This is something I am trying to get opinions on actually, whether people think that will be easier.

Zig does not support stackless coroutines (yet). Wasm also does not have standard way to do stackful coroutines. It’s possible to do coroutines on browser through JSPI or emscripten asyncify (as emscripten fibers.h seems to do). That lets you suspend and resume a stack frame.

If you want to cheat, you could also write the scheduler in rust as it has stackless coroutines, which then call your zig functions :slight_smile:

I need stackful co-routines, since The challenge is that In the “do stuff” steps I store a lot of information.

The way I see it, I can either try to figure out a cheat to make threads work in WASM and make the sokol thread not block, or I can look into the asyncify stuff, or I can write my logic as a finite state machine.
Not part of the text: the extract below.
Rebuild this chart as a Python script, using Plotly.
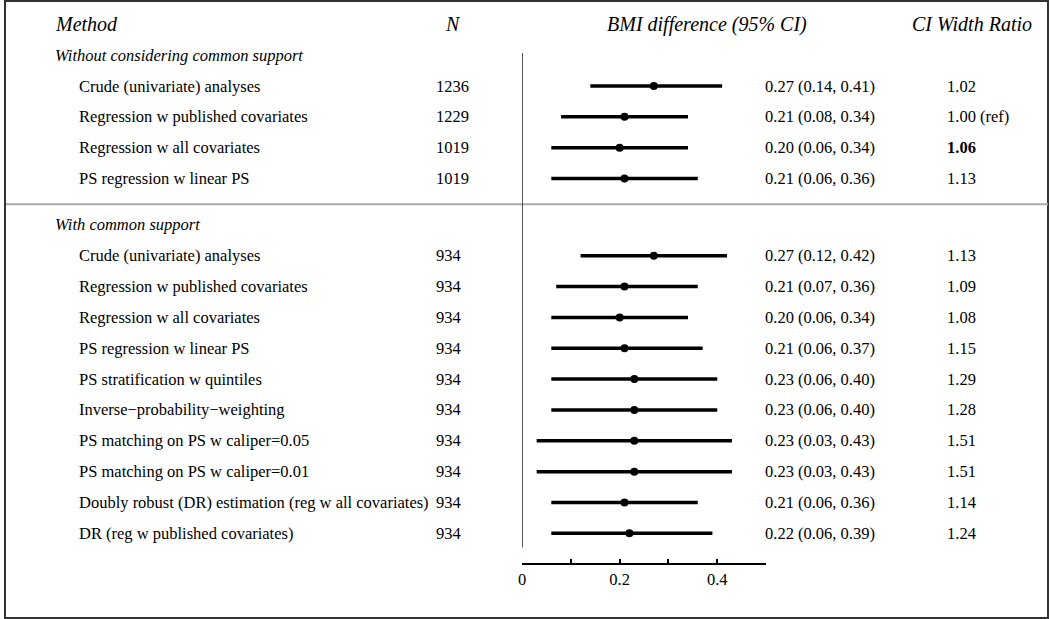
import plotly.graph_objects as go

# ---------------- data ----------------
group1_label = "Without considering common support"
group2_label = "With common support"

methods_g1 = ["Crude (univariate) analyses", "Regression w published covariates",
              "Regression w all covariates", "PS regression w linear PS"]
n_g1 = [1236, 1229, 1019, 1019]
est_g1 = [0.27, 0.21, 0.20, 0.21]
lo_g1 = [0.14, 0.08, 0.06, 0.06]
hi_g1 = [0.41, 0.34, 0.34, 0.36]
ratio_g1 = ["1.02", "1.00 (ref)", "<b>1.06</b>", "1.13"]

methods_g2 = ["Crude (univariate) analyses", "Regression w published covariates",
              "Regression w all covariates", "PS regression w linear PS",
              "PS stratification w quintiles", "Inverse\u2212probability\u2212weighting",
              "PS matching on PS w caliper=0.05", "PS matching on PS w caliper=0.01",
              "Doubly robust (DR) estimation (reg w all covariates)",
              "DR (reg w published covariates)"]
n_g2 = [934] * 10
est_g2 = [0.27, 0.21, 0.20, 0.21, 0.23, 0.23, 0.23, 0.23, 0.21, 0.22]
lo_g2 = [0.12, 0.07, 0.06, 0.06, 0.06, 0.06, 0.03, 0.03, 0.06, 0.06]
hi_g2 = [0.42, 0.36, 0.34, 0.37, 0.40, 0.40, 0.43, 0.43, 0.36, 0.39]
ratio_g2 = ["1.13", "1.09", "1.08", "1.15", "1.29", "1.28", "1.51", "1.51", "1.14", "1.24"]

headers = ["Method", "N", "BMI difference (95% CI)", "CI Width Ratio"]
tick_vals = [0, 0.1, 0.2, 0.3, 0.4, 0.5]
tick_text = ["0", "", "0.2", "", "0.4", ""]

# ---------------- layout helpers ----------------
W, H = 1050, 619
FONT = "Liberation Serif"
UNIT = 30.85          # px per row
FIRST_ROW_PX = 86.0   # pixel centre of first data row (row index 2)

rows_g1 = [2 + i for i in range(len(methods_g1))]
rows_g2 = [rows_g1[-1] + 2.5 + i for i in range(len(methods_g2))]
row_hdr, row_g1, row_g2 = 0, 1, rows_g1[-1] + 1.5
row_sep = rows_g1[-1] + 0.83

y_top = 2 - FIRST_ROW_PX / UNIT
y_bot = 2 + (H - FIRST_ROW_PX) / UNIT

def px(x):
    return x / W

methods = methods_g1 + methods_g2
ns = n_g1 + n_g2
est = est_g1 + est_g2
lo = lo_g1 + lo_g2
hi = hi_g1 + hi_g2
ratio = ratio_g1 + ratio_g2
cis = [f"{e:.2f} ({l:.2f}, {h:.2f})" for e, l, h in zip(est, lo, hi)]
rows = rows_g1 + rows_g2

fig = go.Figure()

# CI lines
lx, ly = [], []
for l, h, r in zip(lo, hi, rows):
    lx += [l, h, None]
    ly += [r, r, None]
fig.add_trace(go.Scatter(x=lx, y=ly, mode="lines",
                         line=dict(color="black", width=3.5),
                         hoverinfo="skip", showlegend=False))
fig.add_trace(go.Scatter(x=est, y=rows, mode="markers",
                         marker=dict(color="black", size=8),
                         showlegend=False))

ann = []
def add_text(x, y, text, size=16.5, anchor="left", italic=False):
    ann.append(dict(x=px(x), y=y, xref="paper", yref="y", text=text,
                    showarrow=False, xanchor=anchor, yanchor="middle",
                    font=dict(family=FONT, size=size, color="black",
                              style="italic" if italic else "normal")))

add_text(49, row_hdr, headers[0], 20, "left", True)
add_text(450.5, row_hdr, headers[1], 20, "center", True)
add_text(706, row_hdr, headers[2], 20, "center", True)
add_text(971.5, row_hdr, headers[3], 20, "center", True)
add_text(49, row_g1, group1_label, 16.5, "left", True)
add_text(49, row_g2, group2_label, 16.5, "left", True)

for m, n, c, rt, r in zip(methods, ns, cis, ratio, rows):
    add_text(73, r, m)
    add_text(432, r, str(n))
    add_text(762, r, c)
    add_text(945, r, rt)

shapes = [
    dict(type="rect", xref="paper", yref="paper", x0=px(1), x1=px(1048),
         y0=1 / H, y1=1 - 1 / H, line=dict(color="#333333", width=2)),
    dict(type="line", xref="paper", yref="y", x0=px(2), x1=px(1048),
         y0=row_sep, y1=row_sep, line=dict(color="#aaaaaa", width=2)),
    dict(type="line", xref="x", yref="y", x0=0, x1=0,
         y0=row_hdr + 0.93, y1=rows[-1] + 0.46, line=dict(color="#222222", width=1.5)),
]

fig.update_layout(
    width=W, height=H,
    margin=dict(l=0, r=0, t=0, b=0),
    paper_bgcolor="white", plot_bgcolor="white",
    annotations=ann, shapes=shapes,
    xaxis=dict(domain=[px(520), px(765)], range=[0, 0.5], anchor="free",
               position=1 - 564 / H, showline=True, linecolor="black",
               linewidth=1.5, ticks="inside", ticklen=4, tickwidth=1.5,
               tickcolor="black", tickvals=tick_vals, ticktext=tick_text,
               tickfont=dict(family=FONT, size=16.5, color="black"),
               showgrid=False, zeroline=False, fixedrange=True),
    yaxis=dict(domain=[0, 1], range=[y_bot, y_top], visible=False,
               showgrid=False, zeroline=False, fixedrange=True),
    font=dict(family=FONT, color="black"),
)

fig.write_html("out.html", config={"displayModeBar": False},
               post_script="document.body.style.margin='0px';"
                           "document.body.style.overflow='hidden';")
I don’t have the same requirements for quality on the web version, It will be like a demo you can run on the browser, so if it’s not perfect it’s not the end of the world, the actual product will only run on the users machine.

Stackless really does not mean you don’t have a stack. It just means compiler generates the state machine for you that you would otherwise write manually (using the caller stack).

(emscripten asyncify does this too)

Okay, I didn’t know that. If that’s the case why is there a distinction between stackless and stackful co-routines if stackless essentially have a stack?

So would it be possible to use co-routines (preferably written in C, I didn’t like rust) to make this API work without having to go through the emscripten asyncify stuff?

I’m not aware of any C compiler with stackless coroutines, so no. You still would have to use the emscripten fibers.h api (you can use this from zig too), or the asyncify transformation which is more lower level.

Stackless is bit silly name, but it just means there is no dedicated stack for each coroutine, but rather shared. Stackless is nice because it is purely compiler transformation so it will work anywhere. This is why rust on embedded is so good.

1 Like

Thank you I will keep reading about that stuff